All guests are presented to a distinguished woman guest of honor, even though some of the women guests are much older than the honored guest. If the guest of honor is a man, even though a distinguished one, he is presented to each woman. The men, however, except elderly ones, are presented to him.
If a man and a woman approach the receiving line together, the woman is presented first; then the man. Each member of the receiving line shakes hands with the guest and introduces him to the one who is next in the receiving line.
The following less formal but correct introductions are much used by younger persons:
"Mr. Old, this is my brother, John."
"Dad, I'd like you to meet Mary Jones, who is working on the school paper with me."
"Mother, this is Mary Brown," or, "Mother, this is Jim Bates."
"Miss Black, I want you to meet my mother, Mrs. Ray." (Mother is remarried.)
"Mother, this is Mrs. Green-my mother, Mrs. Grant." (The daughter is married; consequently, she mentions her mother's name.)
In introductions, it is permissible to say, "my aunt," "my sister," or, "my cousin," but never, "my friend." Also, never say, "Shake hands with," or, "I want to make you acquainted with," when introducing two people. Men often make this mistake, "Mr. Jones, meet Mr. Smith:" "Have you met" is correct, but "meet" is not.
What to Say
The proper acknowledgment to an introduction is, "How do you do," or, "How do you do, Mrs. Brown." Never say, "Pleased to meet you," or, "I'm glad to make your acquaintance"; your pleasure will be expressed by your voice. When leaving someone who has just been introduced, say, "Good-by, I'm very glad to have met you," or, "Good-by, I hope I shall see you again soon." The response is, "Good-by, thank you," or, "Good-by, I hope I shall, too."
What to Do
Men always shake hands with each other when they are introduced. A woman may or may not offer her hand to a man, just as she chooses; but if he offers his, she should not be so rude as to ignore it. When women are introduced to each other, they may or may not shake hands, just as they wish. The older or the more distinguished of the two should take the initiative.
When to Rise
A woman does not rise to meet a man unless he is her host and she is meeting him for the first time or the man is elderly. Women rise when they are introduced to or by an older woman or a woman of prominence.

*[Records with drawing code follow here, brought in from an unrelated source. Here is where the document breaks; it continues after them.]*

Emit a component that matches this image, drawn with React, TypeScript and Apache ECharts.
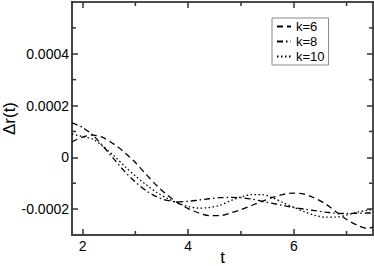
import React, { useEffect, useRef } from "react";
import * as echarts from "echarts";

const tValues = [1.8, 2.0, 2.2, 2.4, 2.6, 2.8, 3.0, 3.2, 3.4, 3.6, 3.8, 4.0, 4.2, 4.4, 4.6, 4.8, 5.0, 5.2, 5.4, 5.6, 5.8, 6.0, 6.2, 6.4, 6.6, 6.8, 7.0, 7.2, 7.4, 7.5];

const k6 = [6.0e-5, 7.8e-5, 8.6e-5, 7.5e-5, 5.0e-5, 1.8e-5, -2.0e-5, -6.5e-5, -1.08e-4, -1.45e-4, -1.75e-4, -1.98e-4, -2.15e-4, -2.25e-4, -2.25e-4, -2.15e-4, -2.02e-4, -1.86e-4, -1.70e-4, -1.55e-4, -1.43e-4, -1.38e-4, -1.42e-4, -1.58e-4, -1.80e-4, -2.10e-4, -2.40e-4, -2.62e-4, -2.74e-4, -2.70e-4];

const k8 = [1.33e-4, 1.15e-4, 8.5e-5, 4.0e-5, -8e-6, -5.5e-5, -9.5e-5, -1.28e-4, -1.52e-4, -1.66e-4, -1.72e-4, -1.70e-4, -1.65e-4, -1.60e-4, -1.56e-4, -1.55e-4, -1.56e-4, -1.61e-4, -1.70e-4, -1.78e-4, -1.86e-4, -1.94e-4, -2.00e-4, -2.06e-4, -2.12e-4, -2.16e-4, -2.17e-4, -2.16e-4, -2.15e-4, -2.15e-4];

const k10 = [9.0e-5, 8.0e-5, 7.0e-5, 4.0e-5, 5e-6, -3.5e-5, -7.2e-5, -1.05e-4, -1.35e-4, -1.58e-4, -1.77e-4, -1.90e-4, -1.96e-4, -1.94e-4, -1.85e-4, -1.68e-4, -1.53e-4, -1.44e-4, -1.44e-4, -1.56e-4, -1.75e-4, -1.93e-4, -2.10e-4, -2.24e-4, -2.31e-4, -2.31e-4, -2.23e-4, -2.12e-4, -2.04e-4, -2.01e-4];

const seriesNames = ["k=6", "k=8", "k=10"];

const X_MIN = 1.8;
const X_MAX = 7.5;
const Y_MIN = -0.0003;
const Y_MAX = 0.0006;
const xLabelValues = [2, 4, 6];
const xMinorValues = [3, 5, 7];
const yLabelValues = [-0.0002, 0, 0.0002, 0.0004];
const yMinorValues = [-0.0001, 0.0001, 0.0003, 0.0005];

const FONT = "Liberation Sans, Arial, Helvetica, sans-serif";

const W = 374;
const H = 266;
const GRID = { left: 72, right: 1, top: 2, bottom: 31 };

export default function App() {
  const ref = useRef<HTMLDivElement>(null);
  useEffect(() => {
    if (!ref.current) return;
    const chart = echarts.init(ref.current, undefined, { renderer: "svg" });
    const fmtY = (v: number) => (Math.abs(v) < 1e-12 ? "0" : v.toFixed(4));
    const xBase = { type: "value", min: X_MIN, max: X_MAX, splitLine: { show: false } };
    const yBase = { type: "value", min: Y_MIN, max: Y_MAX, splitLine: { show: false } };
    const mkData = (arr: number[]) => tValues.map((t, i) => [t, arr[i]]);
    const dashes = [[6, 4], [6, 3, 1.5, 3], [1.5, 2.5]];
    const dataSets = [k6, k8, k10];
    const majorTick = (vals: number[]) => ({
      show: true,
      inside: true,
      length: 6,
      customValues: vals,
      lineStyle: { color: "#333", width: 1.5 },
    });

    const option: any = {
      animation: false,
      backgroundColor: "#fff",
      grid: { ...GRID, outerBoundsMode: "none", containLabel: false },
      legend: {
        data: seriesNames,
        orient: "vertical",
        left: 272,
        top: 18,
        padding: [2, 4, 2, 4],
        itemWidth: 14,
        itemHeight: 10,
        itemGap: 2,
        borderColor: "#888",
        borderWidth: 1,
        backgroundColor: "#fff",
        itemStyle: { color: "rgba(0,0,0,0)", borderWidth: 0, opacity: 0 },
        textStyle: { fontSize: 13, fontFamily: FONT, color: "#000", lineHeight: 13 },
      },
      xAxis: [
        {
          ...xBase,
          position: "bottom",
          name: "t",
          nameLocation: "middle",
          nameGap: 14,
          nameMoveOverlap: false,
          nameTextStyle: { fontSize: 17, fontFamily: FONT, color: "#000" },
          axisLine: { show: true, onZero: false, lineStyle: { color: "#444", width: 2 } },
          axisTick: majorTick(xLabelValues),
          axisLabel: { show: true, customValues: xLabelValues, margin: 4, fontSize: 14, fontFamily: FONT, color: "#000" },
        },
        {
          ...xBase,
          position: "top",
          axisLine: { show: true, onZero: false, lineStyle: { color: "#111", width: 1.5 } },
          axisTick: majorTick(xLabelValues),
          axisLabel: { show: false, customValues: xLabelValues },
        },
      ],
      yAxis: [
        {
          ...yBase,
          position: "left",
          name: "\u0394r(t)",
          nameLocation: "middle",
          nameGap: 54,
          nameRotate: 90,
          nameMoveOverlap: false,
          nameTextStyle: { fontSize: 17, fontFamily: FONT, color: "#000" },
          axisLine: { show: true, onZero: false, lineStyle: { color: "#444", width: 2 } },
          axisTick: majorTick(yLabelValues),
          axisLabel: { show: true, customValues: yLabelValues, margin: 3, fontSize: 14, fontFamily: FONT, color: "#000", formatter: fmtY },
        },
        {
          ...yBase,
          position: "right",
          axisLine: { show: true, onZero: false, lineStyle: { color: "#111", width: 1.5 } },
          axisTick: majorTick(yLabelValues),
          axisLabel: { show: false, customValues: yLabelValues },
        },
      ],
      series: seriesNames.map((name, i) => ({
        name,
        type: "line",
        xAxisIndex: 0,
        yAxisIndex: 0,
        data: mkData(dataSets[i]),
        showSymbol: false,
        symbol: "none",
        smooth: 0.3,
        lineStyle: { color: "#000", width: 1.3, type: dashes[i] },
        itemStyle: { color: "#000" },
        emphasis: { disabled: true },
        z: 3,
      })),
    };
    chart.setOption(option);

    // ticks (major and minor) placed through the chart's own scales
    const ticks: any[] = [];
    const tickStyle = { stroke: "#333", lineWidth: 1.5 };
    const px = (x: number, y: number) => chart.convertToPixel({ gridIndex: 0 }, [x, y]) as number[];
    const addX = (v: number, len: number) => {
      const b = px(v, Y_MIN);
      const t = px(v, Y_MAX);
      ticks.push({ type: "line", silent: true, z: 10, shape: { x1: b[0], y1: b[1], x2: b[0], y2: b[1] - len }, style: tickStyle });
      ticks.push({ type: "line", silent: true, z: 10, shape: { x1: t[0], y1: t[1], x2: t[0], y2: t[1] + len }, style: tickStyle });
    };
    const addY = (v: number, len: number) => {
      const l = px(X_MIN, v);
      const r = px(X_MAX, v);
      ticks.push({ type: "line", silent: true, z: 10, shape: { x1: l[0], y1: l[1], x2: l[0] + len, y2: l[1] }, style: tickStyle });
      ticks.push({ type: "line", silent: true, z: 10, shape: { x1: r[0], y1: r[1], x2: r[0] - len, y2: r[1] }, style: tickStyle });
    };
    xMinorValues.forEach((v) => addX(v, 4));
    yMinorValues.forEach((v) => addY(v, 4));
    chart.setOption({ graphic: { elements: ticks } });

    return () => chart.dispose();
  }, []);
  return <div ref={ref} style={{ width: W, height: H, position: "absolute", left: 0, top: 0 }} />;
}
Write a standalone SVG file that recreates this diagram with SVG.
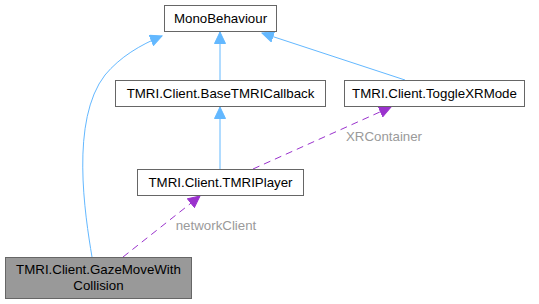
<svg xmlns="http://www.w3.org/2000/svg" width="539" height="304" viewBox="0 0 539 304">
<style>
  .box { fill: #ffffff; stroke: #666666; stroke-width: 1; }
  .cur { fill: #999999; stroke: #666666; stroke-width: 1; }
  .lbl { font-family: "Liberation Sans", Arial, Helvetica, sans-serif; font-size: 13.3px; fill: #000000; text-anchor: middle; }
  .elbl { font-family: "Liberation Sans", Arial, Helvetica, sans-serif; font-size: 13.3px; fill: #9a9a9a; text-anchor: middle; }
  .inh { fill: none; stroke: #63b8ff; stroke-width: 1; }
  .use { fill: none; stroke: #9a32cd; stroke-width: 1; stroke-dasharray: 7,5; }
</style>
<defs>
  <marker id="arrInh" viewBox="0 0 13 12" refX="12" refY="6" markerWidth="13" markerHeight="12" markerUnits="userSpaceOnUse" orient="auto">
    <path d="M0.5,0.5 L12,6 L0.5,11.5 z" fill="#63b8ff" stroke="#63b8ff"/>
  </marker>
  <marker id="arrUse" viewBox="0 0 13 12" refX="12" refY="6" markerWidth="13" markerHeight="12" markerUnits="userSpaceOnUse" orient="auto">
    <path d="M0.5,0.5 L12,6 L0.5,11.5 z" fill="#9a32cd" stroke="#9a32cd"/>
  </marker>
</defs>

<g id="edges">
  <path class="inh" d="M92,257 C85,215 70,120 105,75 C120,57 140,45 162,36" marker-end="url(#arrInh)"/>
  <path class="inh" d="M220,80 L220,32" marker-end="url(#arrInh)"/>
  <path class="inh" d="M405,80 L262,33" marker-end="url(#arrInh)"/>
  <path class="inh" d="M220,169 L220,107" marker-end="url(#arrInh)"/>
  <path class="use" d="M253,169 L391,107" marker-end="url(#arrUse)"/>
  <text class="elbl" x="384" y="141">XRContainer</text>
  <path class="use" d="M123,257 L200,196" marker-end="url(#arrUse)"/>
  <text class="elbl" x="216" y="230">networkClient</text>
</g>

<g id="node_MonoBehaviour">
  <rect class="box" x="164.5" y="5.5" width="112" height="26"/>
  <text class="lbl" x="220.5" y="23">MonoBehaviour</text>
</g>
<g id="node_BaseTMRICallback">
  <rect class="box" x="115.5" y="80.5" width="210" height="26"/>
  <text class="lbl" x="220.5" y="98">TMRI.Client.BaseTMRICallback</text>
</g>
<g id="node_ToggleXRMode">
  <rect class="box" x="344.5" y="80.5" width="180" height="26"/>
  <text class="lbl" x="434.5" y="98">TMRI.Client.ToggleXRMode</text>
</g>
<g id="node_TMRIPlayer">
  <rect class="box" x="137.5" y="169.5" width="166" height="26"/>
  <text class="lbl" x="220.5" y="187">TMRI.Client.TMRIPlayer</text>
</g>
<g id="node_GazeMoveWithCollision">
  <rect class="cur" x="5.5" y="257.5" width="186" height="41"/>
  <text class="lbl" x="98.5" y="274">TMRI.Client.GazeMoveWith</text>
  <text class="lbl" x="98.5" y="290">Collision</text>
</g>
</svg>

A host or hostess rises to meet all guests and to say good-by. Men and women both rise to greet their hostess. Men rise for all introductions. They also rise when a woman enters the room where they are seated. They must remain standing as long as the hostess or any other woman stands. Men also rise when older men come into the room. Children rise for all introductions.
Hats Removed or Lifted
When a man and a woman are walking along the street and meet a friend of one of them, the man removes his hat when the introduction is made and keeps it off as long as they stand talking. He replaces it when they start walking again. A stiff hat is removed or lifted by the brim, but a soft hat is lifted by the crown, usually in the right hand. The hat is quickly transferred to the left hand if those introduced shake hands. A man removes his glove to shake hands, but a woman does not. A man lifts his hat when he passes or meets a woman he knows, or if he is with someone who greets a woman acquaintance. A man also lifts his hat to an older or very distinguished man, but he merely touches his fingers to the brim of his hat when meeting an acquaintance of his own age and sex.
Proper Business Introductions
Few introductions are made in a business office, but those who are to work together should be introduced.
An executive should not introduce his secretary to strangers in his office unless the secretary is to do some work for them. As a general rule, a secretary is introduced only to those she works for or works with. This introduction is no different from any other; the man is introduced to the woman; as, "Miss Day, this is Mr. Green, who wishes to dictate some letters to you."
An employee can facilitate matters for his superior when introducing a business caller by giving some explanation concerning the call; as, "Mr. Brown, this is Mr. Glass of the Citizens Trust Company, to see about those Municipal Bonds."
When an executive introduces his private secretary to his wife, the secretary rises and says, "How do you do." After acknowledging the introduction, she may leave the room during the wife's visit or go back to her own work. In a business introduction, a man refers to his wife as "Mrs. Brown," and she speaks of her husband as "Mr. Brown"; but in the social introduction to acquaintances she is introduced as "my wife" and he as "my husband"; to friends she is "Mary," and he is "John."
A Man Rises
In an office a man rises to receive a woman visitor and remains standing until she has been introduced and is seated. When she rises to leave, he rises and walks with her to the door.
When a busy person wishes to terminate a conference, he rises; and of course the visitor rises too. Then they start walking toward the door; before the visitor is aware of what has happened, he finds himself in the corridor.